The following editorial excerpt appeared in today's Washington Post:
Presidential campaigns are so drawn out -- and so cluttered with spin and sound bites -- that they can seem impenetrable, like some particularly vicious argument carried on evening after evening by the family next door. To break through the clutter, campaigns need big moments: Times when the usual tit-for-tat is interrupted and the candidates sum up their messages to millions of voters. The party conventions have traditionally provided such key moments, but these have attracted steadily smaller TV audiences. Now the other important category of big moment is under threat too.
This second category is the presidential debates, which stand as the brightest example of television's potential to enrich politics. In 1996, the two contests organized by the Commission on Presidential Debates attracted audiences of 46 million and 36 million; in 1992 the commission brokered three encounters, which attracted between 85 million and 97 million viewers. Precisely because so many people watched them, the debates turned the presidential campaigns into popular subjects of conversation.
Now Gov. George W. Bush wants to attend only one of the three encounters scheduled for October. To make up for the two no-shows, he offers to confront Vice President Al Gore in two other settings: On CNN's "Larry King Live," and NBC's "Meet the Press." But neither venue is a worthy substitute. On a typical night, Larry King has just under 1 million viewers; "Meet the Press" averages 4.5 million. Even assuming that a presidential encounter would boost those ratings, they fall far short of the audience that the debates can deliver. The reason is simple: The formal debates are carried on all the networks, plus CNN, PBS and C-SPAN.

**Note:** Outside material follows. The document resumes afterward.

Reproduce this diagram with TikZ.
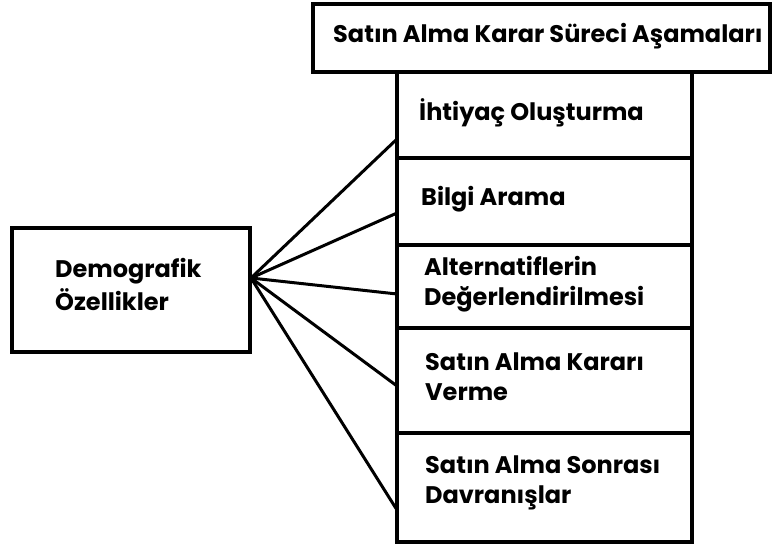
\documentclass[tikz,border=0pt]{standalone}
\usepackage{fontspec}
\setmainfont{Poppins}
\begin{document}
\begin{tikzpicture}[x=1pt,y=-1pt,
  box/.style={draw=black,line width=4pt,rectangle,inner sep=0pt,outer sep=0pt},
  conn/.style={draw=black,line width=3pt},
  lbl/.style={anchor=base west,inner sep=0pt,font=\fontsize{24}{24}\selectfont\bfseries}]
\useasboundingbox (0,0) rectangle (779,549);
\node[box,minimum width=457pt,minimum height=68pt] (top) at (541.5,38) {};
\node[box,minimum width=295pt,minimum height=86pt] (c1) at (544.5,115) {};
\node[box,minimum width=295pt,minimum height=87pt] (c2) at (544.5,201.5) {};
\node[box,minimum width=295pt,minimum height=83pt] (c3) at (544.5,286.5) {};
\node[box,minimum width=295pt,minimum height=105pt] (c4) at (544.5,380.5) {};
\node[box,minimum width=295pt,minimum height=109pt] (c5) at (544.5,487.5) {};
\node[box,minimum width=238pt,minimum height=124pt] (dem) at (131,290) {};
\node[lbl] (ttop) at (333,42) {Satın Alma Karar Süreci Aşamaları};
\node[lbl] (t1) at (419,120) {İhtiyaç Oluşturma};
\node[lbl] (t2) at (421,205) {Bilgi Arama};
\node[lbl] (t3a) at (424,275) {Alternatiflerin};
\node[lbl] (t3b) at (424,305) {Değerlendirilmesi};
\node[lbl] (t4a) at (425,370) {Satın Alma Kararı};
\node[lbl] (t4b) at (425,400) {Verme};
\node[lbl] (t5a) at (425,473) {Satın Alma Sonrası};
\node[lbl] (t5b) at (425,503) {Davranışlar};
\node[lbl] (td1) at (55,277) {Demografik};
\node[lbl] (td2) at (55,310) {Özellikler};
\coordinate (fan) at (251,278);
\coordinate (e1) at (397,139);
\coordinate (e2) at (397,213);
\coordinate (e3) at (397,294);
\coordinate (e4) at (397,386);
\coordinate (e5) at (397,510);
\foreach \e in {e1,e2,e3,e4,e5} \draw[conn] (fan) -- (\e);
\end{tikzpicture}
\end{document}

Mr. Bush pleads that his formula will give voters a variety of settings in which to view the candidates. But the debates commission is ready to discuss table heights, question formats and any other issues that the Bush team wants to raise. Mr. Bush further claims that Mr. Gore is breaking a promise to meet him in his chosen venues. But Mr. Gore is not breaking that promise. He is merely insisting that Mr. Bush should not use these lesser encounters as an excuse to avoid the big ones. Mr. Bush's efforts to downgrade the debates may have consequences beyond the current election cycle. Between the Nixon-Kennedy debates of 1960 and the Ford-Carter contests of 1976, there were three campaigns in which no debates were organized: Each time one candidate saw advantage in stalling the idea, and the absence of a neutral debates commission made this easier. Since 1976, however, there have been at least two big debates in each presidential cycle.
A healthy precedent had been established; but Mr. Bush's stance now threatens to return politics to the time when just one all-network encounter, or possibly even no encounter, is considered acceptable. A candidate who frequently pledges to uplift the nation's political culture should think twice before doing that.